### What to do:
Retype the opening lines of the listing below, ending with the line that contains "plt.rcParams['font.family'] = ['Liberation", and leave out any pictures.

### Recorded data

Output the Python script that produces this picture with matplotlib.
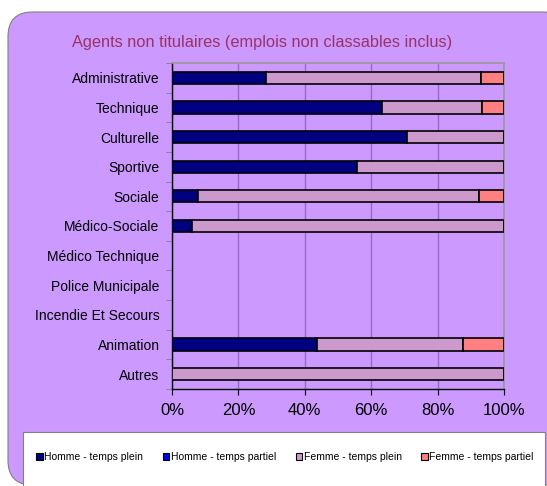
import numpy as np
import matplotlib
matplotlib.use("Agg")
import matplotlib.pyplot as plt
from matplotlib.patches import FancyBboxPatch, Rectangle, Patch
from matplotlib.ticker import FuncFormatter

plt.rcParams['font.family'] = ['Liberation Sans', 'DejaVu Sans']

# data (shares in %)
categories = ["Administrative", "Technique", "Culturelle", "Sportive", "Sociale",
              "Médico-Sociale", "Médico Technique", "Police Municipale",
              "Incendie Et Secours", "Animation", "Autres"]
homme_plein = [28.2, 63.3, 70.9, 55.7, 7.9, 6.0, 0, 0, 0, 43.8, 0]
homme_partiel = [0, 0, 0, 0, 0, 0, 0, 0, 0, 0, 0]
femme_plein = [64.8, 30.2, 29.1, 44.3, 84.5, 94.0, 0, 0, 0, 43.7, 100]
femme_partiel = [7.0, 6.5, 0, 0, 7.6, 0, 0, 0, 0, 12.5, 0]

series = [
    ("Homme - temps plein", homme_plein, "#000080"),
    ("Homme - temps partiel", homme_partiel, "#0000FF"),
    ("Femme - temps plein", femme_plein, "#CC99CC"),
    ("Femme - temps partiel", femme_partiel, "#FF8080"),
]

bg = "#CC99FF"
fig = plt.figure(figsize=(5.47, 4.86), dpi=100)
fig.patch.set_facecolor("white")

# purple rounded frame
fig.patches.append(FancyBboxPatch((8 / 547, 1 / 486), 560 / 547, 473 / 486,
                                  boxstyle="round,pad=0,rounding_size=0.045",
                                  transform=fig.transFigure, facecolor=bg,
                                  edgecolor="#808080", linewidth=0.8, zorder=-2,
                                  mutation_aspect=547 / 486))
# white legend box
fig.patches.append(Rectangle((23 / 547, -2 / 486), 522 / 547, 56 / 486,
                             transform=fig.transFigure, facecolor="white",
                             edgecolor="#808080", linewidth=0.8, zorder=-1))

ax = fig.add_axes([172 / 547, 1 - 389 / 486, 332 / 547, 326 / 486])
ax.set_zorder(3)
ax.set_facecolor(bg)

y = np.arange(len(categories))
left = np.zeros(len(categories))
for name, vals, col in series:
    vals = np.array(vals, dtype=float)
    ax.barh(y, vals, left=left, height=0.41, color=col, edgecolor="black",
            linewidth=1.2, label=name, zorder=3)
    left += vals

ax.set_xlim(0, 100)
ax.set_ylim(len(categories) - 0.5, -0.5)
ax.set_xticks(np.arange(0, 101, 20))
ax.xaxis.set_major_formatter(FuncFormatter(lambda v, p: f"{int(v)}%"))
ax.tick_params(axis="x", labelsize=12, length=4, width=0.8, colors="black", pad=6)
ax.set_yticks(y)
ax.set_yticklabels(categories, fontsize=10)
ax.set_yticks(np.arange(-0.5, len(categories), 1), minor=True)
ax.tick_params(axis="y", which="major", length=0, pad=9)
ax.tick_params(axis="y", which="minor", length=4, color="#808080")
ax.grid(axis="x", color="#9966CC", linewidth=1.0, zorder=0)
ax.set_axisbelow(True)
for s in ["top", "right"]:
    ax.spines[s].set_color("#999999")
    ax.spines[s].set_linewidth(1.2)
for s in ["left", "bottom"]:
    ax.spines[s].set_color("black")
    ax.spines[s].set_linewidth(1.0)

fig.text(262 / 547, 1 - 43 / 486, "Agents non titulaires (emplois non classables inclus)",
         ha="center", va="center", fontsize=11.8, color="#993366")

handles = [Patch(facecolor=c, edgecolor="black", linewidth=0.8) for _, _, c in series]
fig.legend(handles, [n for n, _, _ in series], loc="center",
           bbox_to_anchor=(285 / 547, 1 - 457 / 486), ncol=4, frameon=False,
           fontsize=7.5, handlelength=0.6, handleheight=0.6, handletextpad=0.15,
           columnspacing=1.9)

fig.savefig("out.png", dpi=100, facecolor=fig.get_facecolor())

######

### Output of the task:
Output the Python script that produces this picture with matplotlib.
import numpy as np
import matplotlib
matplotlib.use("Agg")
import matplotlib.pyplot as plt
from matplotlib.patches import FancyBboxPatch, Rectangle, Patch
from matplotlib.ticker import FuncFormatter

plt.rcParams['font.family'] = ['Liberation Sans', 'DejaVu Sans']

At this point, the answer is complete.